──────── AVAILABLE DATA
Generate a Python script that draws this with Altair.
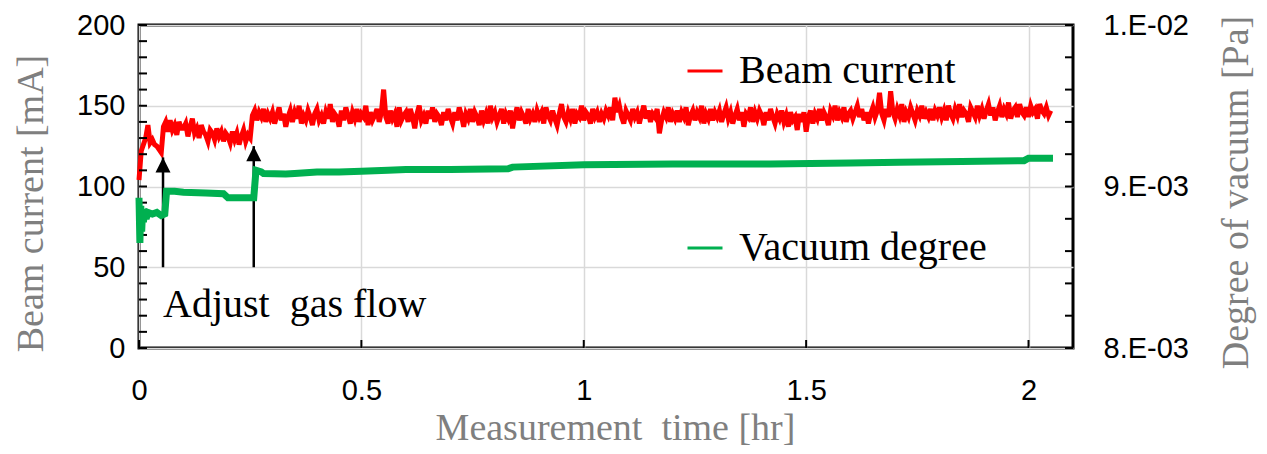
import altair as alt
import pandas as pd

# ---------------- data ----------------
SAMPLE_HR = 0.005  # sampling interval of the beam-current record [hr]
beam_current = [
    104, 122, 126, 130, 138, 127, 129, 126, 125, 123, 121, 137, 140, 134, 141, 135, 138, 132, 140, 136,
    136, 139, 131, 137, 142, 133, 136, 130, 138, 134, 132, 128, 135, 133, 129, 136, 131, 134, 128, 133,
    131, 127, 134, 129, 133, 126, 131, 135, 128, 132, 130, 144, 147, 141, 146, 143, 148, 140, 145, 142,
    146, 139, 144, 149, 141, 145, 137, 143, 147, 140, 146, 142, 150, 139, 144, 141, 147, 143, 138, 145,
    148, 141, 144, 139, 146, 142, 151, 140, 145, 143, 137, 147, 141, 149, 144, 139, 146, 142, 148, 140,
    145, 143, 150, 138, 146, 141, 144, 148, 140, 146, 160, 143, 139, 147, 142, 145, 137, 149, 141, 144,
    146, 140, 148, 143, 136, 145, 150, 141, 144, 139, 147, 142, 149, 140, 145, 143, 138, 146, 141, 148,
    143, 139, 146, 141, 149, 144, 137, 145, 142, 148, 140, 146, 143, 138, 147, 141, 145, 139, 150, 143,
    146, 140, 144, 148, 139, 145, 142, 147, 136, 144, 149, 141, 146, 143, 139, 148, 142, 145, 140, 147,
    143, 146, 139, 149, 144, 141, 147, 142, 138, 145, 151, 143, 140, 146, 142, 148, 139, 145, 143, 150,
    141, 146, 144, 139, 148, 143, 146, 140, 145, 142, 147, 144, 149, 141, 155, 146, 150, 143, 139, 147,
    144, 141, 148, 143, 146, 139, 145, 150, 142, 147, 140, 145, 143, 148, 133, 141, 146, 143, 149, 140,
    145, 142, 147, 140, 146, 143, 149, 138, 144, 147, 141, 146, 143, 150, 139, 145, 142, 148, 141, 146,
    143, 147, 140, 145, 149, 142, 146, 139, 144, 148, 141, 146, 137, 145, 143, 149, 140, 146, 142, 147,
    144, 138, 146, 141, 148, 143, 139, 145, 142, 147, 140, 144, 137, 146, 141, 143, 135, 145, 140, 146,
    134, 143, 147, 139, 145, 142, 148, 141, 146, 143, 138, 147, 144, 150, 141, 146, 143, 149, 140, 145,
    147, 142, 146, 150, 143, 148, 141, 146, 139, 145, 149, 143, 147, 158, 145, 141, 148, 143, 159, 146,
    142, 148, 144, 151, 140, 146, 143, 149, 145, 141, 147, 144, 150, 142, 146, 143, 148, 141, 147, 144,
    149, 143, 147, 141, 150, 145, 142, 148, 144, 151, 143, 147, 145, 140, 149, 146, 143, 150, 144, 148,
    142, 147, 151, 144, 149, 141, 146, 150, 143, 148, 145, 152, 142, 147, 149, 143, 151, 146, 144, 149,
    143, 150, 146, 148, 142, 151, 147, 145, 149, 144, 147,
]
beam_time = [round(i * SAMPLE_HR, 4) for i in range(len(beam_current))]

vac_time = [0.000, 0.002, 0.004, 0.006, 0.008, 0.010, 0.013, 0.016, 0.020, 0.030, 0.040, 0.050,
            0.058, 0.062, 0.080, 0.100, 0.150, 0.190, 0.200, 0.250, 0.258, 0.263, 0.275, 0.280,
            0.330, 0.350, 0.400, 0.450, 0.500, 0.560, 0.600, 0.700, 0.830, 0.840, 1.000, 1.200,
            1.420, 1.600, 1.710, 1.850, 1.990, 2.000, 2.055]
vac_pa = [8.93e-3, 8.65e-3, 8.88e-3, 8.72e-3, 8.85e-3, 8.78e-3, 8.86e-3, 8.80e-3, 8.84e-3, 8.83e-3,
          8.84e-3, 8.82e-3, 8.83e-3, 8.97e-3, 8.97e-3, 8.965e-3, 8.96e-3, 8.955e-3, 8.93e-3, 8.93e-3,
          8.93e-3, 9.10e-3, 9.09e-3, 9.08e-3, 9.077e-3, 9.08e-3, 9.09e-3, 9.09e-3, 9.095e-3, 9.10e-3,
          9.105e-3, 9.105e-3, 9.11e-3, 9.12e-3, 9.135e-3, 9.14e-3, 9.14e-3, 9.145e-3, 9.15e-3,
          9.155e-3, 9.16e-3, 9.175e-3, 9.175e-3]

arrow_time = [0.054, 0.258]
arrow_base = [50, 50]
arrow_tip = [118, 125]

annot_text = ["Adjust\u00a0 gas flow"]
annot_time = [0.054]
annot_ma = [19]

x_ticks = [0, 0.5, 1, 1.5, 2]
left_minor = list(range(0, 201, 10))
left_labels = [0, 50, 100, 150, 200]
right_minor = [0.008 + 0.0002 * i for i in range(11)]
right_values = [0.008, 0.009, 0.010]
right_labels = ["8.E-03", "9.E-03", "1.E-02"]

# ---------------- styling ----------------
W, H = 934, 323
SERIF = "Liberation Serif"
SANS = "Liberation Sans"
GRAY = "#7f7f7f"
RED = "#ff0000"
GREEN = "#00b050"

beam_df = pd.DataFrame({"t": beam_time, "ma": beam_current, "series": "Beam current"})
vac_df = pd.DataFrame({"t": vac_time, "pa": vac_pa, "series": "Vacuum degree"})
arrow_df = pd.DataFrame({"t": arrow_time, "base": arrow_base, "tip": arrow_tip})
annot_df = pd.DataFrame({"t": annot_time, "ma": annot_ma, "txt": annot_text})
lminor_df = pd.DataFrame({"v": left_minor})
rminor_df = pd.DataFrame({"v": right_minor})
xtick_df = pd.DataFrame({"t": x_ticks})

xscale = alt.Scale(domain=[0, 2.1], nice=False, zero=False)
lscale = alt.Scale(domain=[0, 200], nice=False)
rscale = alt.Scale(domain=[0.008, 0.010], nice=False, zero=False)

right_expr = " : ".join(
    [f"abs(datum.value - {v}) < 1e-6 ? '{s}'" for v, s in zip(right_values, right_labels)]
) + " : ''"

x_axis = alt.Axis(values=x_ticks, format="~g", ticks=False, domain=False, grid=True,
                  gridColor="#d9d9d9", gridWidth=1.5, labelFlush=False,
                  labelFont=SANS, labelFontSize=29, labelColor="black", labelPadding=28,
                  labelBaseline="top",
                  title="Measurement\u00a0 time [hr]", titleFont=SERIF, titleFontSize=38,
                  titleFontWeight="normal", titleColor=GRAY, titleX=476, titleY=80,
                  titleBaseline="middle", titleAnchor="middle")

left_axis = alt.Axis(values=left_labels, ticks=False, domain=False, grid=True,
                     gridColor="#d9d9d9", gridWidth=1.5,
                     labelFont=SANS, labelFontSize=29, labelColor="black", labelPadding=14,
                     title="Beam current [mA]", titleFont=SERIF, titleFontSize=38,
                     titleFontWeight="normal", titleColor=GRAY, titleAngle=270,
                     titleX=-108, titleY=178, titleBaseline="middle", titleAnchor="middle")

right_axis = alt.Axis(values=right_values, labelExpr=right_expr, ticks=False, domain=False,
                      grid=False, orient="right",
                      labelFont=SANS, labelFontSize=29, labelColor="black", labelPadding=30,
                      title="Degree of vacuum [Pa]", titleFont=SERIF, titleFontSize=38,
                      titleFontWeight="normal", titleColor=GRAY, titleAngle=270,
                      titleX=163, titleY=167, titleBaseline="middle", titleAnchor="middle")

X = alt.X("t:Q", scale=xscale, axis=x_axis)


def legend(y):
    return alt.Legend(orient="none", legendX=546, legendY=y, title=None, padding=0,
                      symbolType="stroke", symbolSize=1225, symbolStrokeWidth=3,
                      labelFont=SERIF, labelFontSize=40, labelColor="black",
                      labelOffset=14, labelLimit=500)


red_line = alt.Chart(beam_df).mark_line(strokeWidth=5, strokeJoin="miter").encode(
    x=X,
    y=alt.Y("ma:Q", scale=lscale, axis=left_axis),
    color=alt.Color("series:N", scale=alt.Scale(domain=["Beam current"], range=[RED]),
                    legend=legend(26)),
)

left_ticks = alt.Chart(lminor_df).mark_rule(color="black", strokeWidth=2).encode(
    y=alt.Y("v:Q", scale=lscale, axis=left_axis),
    x=alt.value(0), x2=alt.value(8),
)

bottom_ticks = alt.Chart(xtick_df).mark_rule(color="black", strokeWidth=2).encode(
    x=X,
    y=alt.value(H - 8), y2=alt.value(H),
)

arrow_shaft = alt.Chart(arrow_df).mark_rule(color="black", strokeWidth=2.5).encode(
    x=X,
    y=alt.Y("base:Q", scale=lscale, axis=left_axis),
    y2="tip:Q",
)

arrow_head = alt.Chart(arrow_df).mark_point(
    shape="M0,0L1,2L-1,2Z", filled=True, color="black", opacity=1, size=225, strokeWidth=0
).encode(
    x=X,
    y=alt.Y("tip:Q", scale=lscale, axis=left_axis),
)

annot = alt.Chart(annot_df).mark_text(
    font=SERIF, fontSize=40, color="black", align="left", baseline="alphabetic"
).encode(
    x=X,
    y=alt.Y("ma:Q", scale=lscale, axis=left_axis),
    text="txt:N",
)

left_group = alt.layer(red_line, left_ticks, bottom_ticks, arrow_shaft, arrow_head, annot)

green_line = alt.Chart(vac_df).mark_line(strokeWidth=7, strokeJoin="miter").encode(
    x=X,
    y=alt.Y("pa:Q", scale=rscale, axis=right_axis),
    color=alt.Color("series:N", scale=alt.Scale(domain=["Vacuum degree"], range=[GREEN]),
                    legend=legend(203)),
)

right_ticks = alt.Chart(rminor_df).mark_rule(color="black", strokeWidth=2).encode(
    y=alt.Y("v:Q", scale=rscale, axis=right_axis),
    x=alt.value(W - 8), x2=alt.value(W),
)

right_group = alt.layer(green_line, right_ticks)

chart = alt.layer(left_group, right_group).resolve_scale(
    y="independent", color="independent"
).properties(
    width=W, height=H,
    autosize=alt.AutoSizeParams(type="none"),
    padding={"left": 131, "top": 17, "right": 186, "bottom": 98},
    background="white",
).configure_view(stroke="black", strokeWidth=3)

chart.save("out.html", embed_options={"renderer": "svg", "actions": False})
────────────────
• **GOAL**: Reproduce exactly the run of lines that opens the listing and closes with the line holding "import pandas as pd". Pictures are excluded.

• **WORKED ANSWER**:
Generate a Python script that draws this with Altair.
import altair as alt
import pandas as pd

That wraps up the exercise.